As an undergraduate at Tashkent State University, in the city where he was born into a family of mathematicians, Ruslan Medzhitov, PhD, set off to study science. Fascinated by beetles and questions like what makes a tree grow tall, he’d always been drawn to the natural world.
“Science was this big mystery of things that seemed magical to me, and I was hooked on biology by middle school,” says Medzhitov, Sterling Professor of Immunobiology at Yale School of Medicine (YSM) and a Howard Hughes Medical Institute investigator.
But the Soviet system stymied his studies. Like all students in the Central Asian republics, he was mandated to pick cotton for two months during every fall harvest to support the major component of the economy. “We picked by hand from sunrise to sunset. It was harsh and took significant time out of our studies. You couldn’t skip it or you’d be expelled,” Medzhitov says. After his first year of college, he was drafted into the Soviet army and served for two years, largely in what is now Belarus, close to Chernobyl. “We weren’t far from the nuclear site, but we were in the east and the winds were blowing west, or at least that’s what they told us.”
During his time in the military, Medzhitov worried he had lost his career momentum. “Many students who went into the army didn’t return to college,” he says. But he remained committed and met graduation requirements by teaching himself missed coursework. He moved on to Moscow State University for a biochemistry doctorate in 1990—a chaotic time. “Inflation was so high that cash lost half its value every few days,” he recalls. “Stores were empty, and our department research budget was $20 a month. We had no access to journals or literature.”
He had typed only a single page of his doctoral thesis when a coup erupted in August 1991—an attempt by hardliners to seize power and roll back reformist policies. “I stopped writing, thinking, ‘What’s the point?’” Medzhitov, now 59, recalls. “But then the coup was halted and I started typing again.”
Still, most laboratories were shuttered, so Medzhitov focused on learning all he could by attending lectures and reading. In 1992, he encountered a 1989 paper by Charles Janeway, MD, an immunologist at YSM, offering a revolutionary view of how the innate and adaptive immune systems interact. Janeway proposed that instead of simply responding to foreign molecules, the innate immune system is triggered by specific patterns associated with infection; once activated, it sends signals that alert and guide the adaptive immune system to respond.
“It offered a framework, and everything came together for me,” Medzhitov says. “At the time, innate immunity wasn’t considered important. Everyone was fascinated by the adaptive immune system. But I was reading immunology textbooks, and nothing made sense—it didn’t click. Then I came across his paper. It was elegant. I had a visceral reaction. I hadn’t even been interested in immunology—I was more into evolutionary biology.”

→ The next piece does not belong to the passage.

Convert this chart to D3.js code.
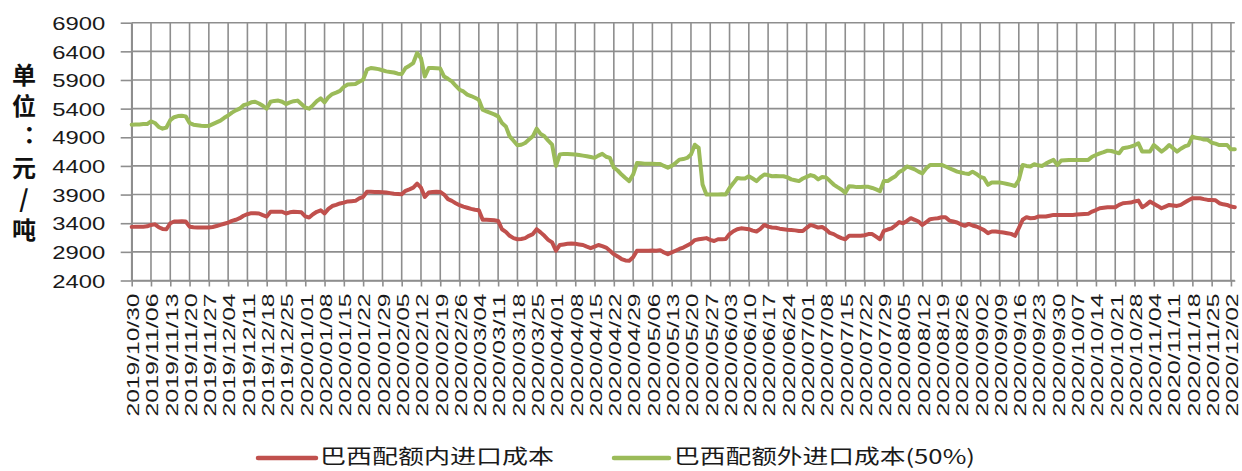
<!DOCTYPE html>
<html><head><meta charset="utf-8">
<script src="https://cdn.jsdelivr.net/npm/d3@7/dist/d3.min.js"></script>
<style>html,body{margin:0;padding:0;background:#fff;}svg{display:block;}
.ytitle{writing-mode:vertical-rl;text-orientation:upright;font-feature-settings:"vert" 0;}</style>
</head><body>
<svg id="chart" width="1242" height="471"></svg>
<script>
const seriesNames = ["巴西配额内进口成本", "巴西配额外进口成本(50%)"];
const seriesColors = ["#C0504D", "#9BBB59"];
const yTickValues = [2400, 2900, 3400, 3900, 4400, 4900, 5400, 5900, 6400, 6900];
const yTitle = "单位：元/吨";
const tickLabels = [
"2019/10/30","2019/11/06","2019/11/13","2019/11/20","2019/11/27","2019/12/04","2019/12/11","2019/12/18","2019/12/25",
"2020/01/01","2020/01/08","2020/01/15","2020/01/22","2020/01/29","2020/02/05","2020/02/12","2020/02/19","2020/02/26",
"2020/03/04","2020/03/11","2020/03/18","2020/03/25","2020/04/01","2020/04/08","2020/04/15","2020/04/22","2020/04/29",
"2020/05/06","2020/05/13","2020/05/20","2020/05/27","2020/06/03","2020/06/10","2020/06/17","2020/06/24","2020/07/01",
"2020/07/08","2020/07/15","2020/07/22","2020/07/29","2020/08/05","2020/08/12","2020/08/19","2020/08/26","2020/09/02",
"2020/09/09","2020/09/16","2020/09/23","2020/09/30","2020/10/07","2020/10/14","2020/10/21","2020/10/28","2020/11/04",
"2020/11/11","2020/11/18","2020/11/25","2020/12/02"];
const quotaIn = [
3336,3340,3340,3340,3345,3370,3380,3330,3300,3295,
3400,3430,3430,3435,3430,3340,3330,3325,3325,3325,
3325,3335,3350,3370,3390,3410,3440,3460,3487,3530,
3557,3575,3575,3570,3540,3515,3600,3600,3600,3600,
3570,3590,3600,3595,3590,3520,3500,3557,3600,3625,
3570,3650,3700,3720,3745,3760,3780,3785,3790,3835,
3860,3950,3950,3945,3945,3940,3935,3925,3915,3910,
3905,3965,3990,4020,4090,4020,3860,3935,3945,3950,
3945,3900,3820,3790,3750,3715,3690,3670,3650,3635,
3625,3460,3460,3455,3450,3440,3295,3250,3180,3140,
3120,3125,3140,3180,3210,3295,3240,3180,3110,3065,
2920,3020,3030,3040,3045,3040,3030,3020,2990,2965,
2990,3020,3000,2975,2920,2860,2820,2775,2750,2745,
2805,2920,2920,2920,2920,2925,2920,2930,2890,2860,
2890,2920,2950,2975,3010,3045,3105,3120,3130,3140,
3110,3090,3120,3120,3125,3210,3260,3295,3310,3305,
3295,3270,3255,3300,3370,3340,3325,3320,3305,3295,
3285,3280,3275,3265,3265,3320,3370,3350,3325,3335,
3290,3230,3210,3170,3140,3120,3180,3180,3180,3180,
3190,3210,3210,3165,3120,3265,3290,3310,3360,3420,
3400,3440,3487,3460,3430,3370,3420,3470,3480,3487,
3505,3505,3446,3430,3412,3380,3354,3388,3360,3342,
3313,3280,3226,3255,3255,3245,3237,3225,3214,3180,
3313,3460,3505,3487,3490,3516,3516,3516,3530,3545,
3545,3545,3545,3545,3545,3550,3555,3560,3563,3603,
3630,3661,3670,3679,3679,3679,3720,3749,3755,3760,
3780,3795,3679,3720,3777,3740,3702,3661,3690,3719,
3710,3702,3720,3760,3800,3836,3836,3836,3820,3807,
3807,3800,3749,3730,3719,3690,3679];
const quotaOut = [
5120,5125,5125,5130,5130,5180,5150,5080,5050,5070,
5200,5250,5270,5275,5265,5150,5120,5110,5100,5095,
5100,5130,5160,5190,5240,5280,5330,5370,5400,5460,
5480,5510,5520,5490,5450,5400,5520,5535,5540,5520,
5480,5510,5530,5540,5480,5420,5400,5460,5530,5580,
5510,5600,5655,5680,5710,5780,5820,5825,5830,5870,
5905,6080,6110,6100,6090,6070,6050,6040,6030,6010,
6005,6110,6150,6195,6370,6280,5960,6110,6110,6105,
6100,5960,5920,5875,5800,5730,5700,5645,5620,5590,
5555,5380,5350,5325,5300,5265,5150,5090,4915,4840,
4760,4770,4800,4860,4917,5050,4960,4917,4840,4770,
4400,4600,4610,4610,4605,4600,4590,4580,4570,4555,
4540,4580,4610,4560,4540,4370,4320,4250,4190,4135,
4250,4450,4445,4440,4440,4440,4435,4435,4400,4370,
4400,4450,4510,4520,4540,4600,4770,4715,4075,3900,
3900,3900,3900,3905,3900,4015,4100,4190,4180,4180,
4220,4180,4135,4200,4250,4240,4220,4225,4220,4220,
4200,4165,4150,4135,4180,4210,4240,4220,4165,4205,
4200,4140,4075,4030,3990,3930,4045,4040,4030,4030,
4035,4035,4015,3990,3960,4135,4135,4180,4220,4295,
4330,4390,4365,4340,4300,4270,4360,4417,4417,4417,
4417,4390,4360,4330,4300,4285,4270,4260,4300,4260,
4210,4185,4070,4110,4110,4110,4100,4085,4070,4050,
4155,4417,4400,4390,4430,4410,4400,4440,4475,4505,
4417,4495,4500,4505,4505,4505,4505,4505,4505,4560,
4590,4620,4640,4667,4660,4640,4620,4710,4720,4737,
4760,4795,4650,4650,4650,4765,4710,4650,4700,4765,
4710,4650,4700,4740,4765,4911,4890,4880,4860,4855,
4805,4790,4765,4765,4765,4690,4690];
const labelStep = 5;

(function () {
const svg = d3.select("#chart");
const plotLeft = 131.7, step = 3.857, plotTop = 22.7, plotBottom = 280.5;
const n = quotaIn.length;
const x = d3.scaleLinear().domain([0, n - 1]).range([plotLeft, plotLeft + (n - 1) * step]);
const y = d3.scaleLinear().domain([2400, 6900]).range([plotBottom, plotTop]);
const xTickIdx = tickLabels.map((d, k) => k * labelStep);
const gridColor = "#8e8e8e";

// grid
const grid = svg.append("g");
grid.selectAll("line.h").data(yTickValues).join("line").attr("class", "h")
  .attr("x1", plotLeft).attr("x2", x(n - 1)).attr("y1", d => y(d)).attr("y2", d => y(d))
  .attr("stroke", gridColor).attr("stroke-width", 1.6);
grid.selectAll("line.v").data(xTickIdx).join("line").attr("class", "v")
  .attr("x1", d => x(d)).attr("x2", d => x(d)).attr("y1", plotTop).attr("y2", plotBottom)
  .attr("stroke", gridColor).attr("stroke-width", 1.6);

// y axis
const yAxis = svg.append("g").attr("transform", `translate(${plotLeft},0)`)
  .call(d3.axisLeft(y).tickValues(yTickValues).tickSize(11).tickSizeOuter(0).tickPadding(15.5).tickFormat(d3.format("d")));
yAxis.select(".domain").attr("stroke", gridColor).attr("stroke-width", 1.6);
yAxis.selectAll(".tick line").attr("stroke", gridColor).attr("stroke-width", 1.6);
yAxis.selectAll(".tick text")
  .attr("font-family", "'Liberation Sans', Arial, sans-serif").attr("font-size", 18.6)
  .attr("fill", "#1a1a1a").attr("dy", "0.36em")
  .attr("textLength", 53).attr("lengthAdjust", "spacingAndGlyphs");

// x axis
const xAxis = svg.append("g").attr("transform", `translate(0,${plotBottom})`)
  .call(d3.axisBottom(x).tickValues(xTickIdx).tickSize(6).tickSizeOuter(0).tickFormat((d, k) => tickLabels[k]));
xAxis.select(".domain").attr("stroke", gridColor).attr("stroke-width", 1.6);
xAxis.selectAll(".tick line").attr("stroke", gridColor).attr("stroke-width", 1.6);
xAxis.selectAll(".tick text")
  .attr("font-family", "'Liberation Sans', Arial, sans-serif").attr("font-size", 16)
  .attr("fill", "#1a1a1a")
  .attr("transform", "rotate(-90)")
  .attr("x", -13).attr("y", 1).attr("dy", "0.36em")
  .attr("text-anchor", "end")
  .attr("textLength", 123).attr("lengthAdjust", "spacingAndGlyphs");

// lines
const line = d3.line().x((d, i) => x(i)).y(d => y(d));
[quotaIn, quotaOut].forEach((arr, s) => {
  svg.append("path").datum(arr)
    .attr("d", line).attr("fill", "none")
    .attr("stroke", seriesColors[s]).attr("stroke-width", 4)
    .attr("stroke-linejoin", "round").attr("stroke-linecap", "round");
});

// y title: vertical writing, single text element
svg.append("text").attr("class", "ytitle")
  .attr("x", 24).attr("y", 63)
  .attr("font-family", "'Noto Sans CJK SC', sans-serif").attr("font-weight", "bold")
  .attr("font-size", 24).attr("fill", "#111")
  .attr("letter-spacing", 7)
  .text(yTitle);

// legend
const legend = [
  {x1: 258, x2: 316, tx: 320, tl: 234},
  {x1: 614, x2: 669, tx: 674, tl: 301}
];
const lg = svg.append("g");
legend.forEach((L, s) => {
  lg.append("line").attr("x1", L.x1).attr("x2", L.x2).attr("y1", 458).attr("y2", 458)
    .attr("stroke", seriesColors[s]).attr("stroke-width", 4.5).attr("stroke-linecap", "round");
  lg.append("text").attr("x", L.tx).attr("y", 457).attr("dy", "0.36em")
    .attr("font-family", "'Noto Sans CJK SC', sans-serif").attr("font-size", 20)
    .attr("fill", "#1a1a1a")
    .attr("textLength", L.tl).attr("lengthAdjust", "spacingAndGlyphs")
    .text(seriesNames[s]);
});
})();
</script>
</body></html>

Medzhitov sent a letter to Janeway and the two men struck up a correspondence. In 1993, he read another paper that sparked his interest—this one by Russell Doolittle, PhD, a world-renowned evolutionary biologist at the University of California, San Diego. “I got lucky. I decided to reach out—a cold call. I had no credentials, nothing. I just liked his ideas,” he recalls. “That’s how I ended up in La Jolla, California, which was a huge culture shock.”
After a brief fellowship in Doolittle’s lab, Medzhitov returned to Moscow, finished his doctorate, and applied to Janeway’s lab as a postdoctoral student. He arrived in New Haven in January 1994. “I thought I’d stay three years. That was 30 years ago,” he says on a recent afternoon in his orderly office inside The Anlyan Center, where a few cactus plants line his windowsill and a lectern holds a large medical textbook. A brimmed red hat hangs on the back of his door—a tribute to one that Janeway—who died in 2003—always wore.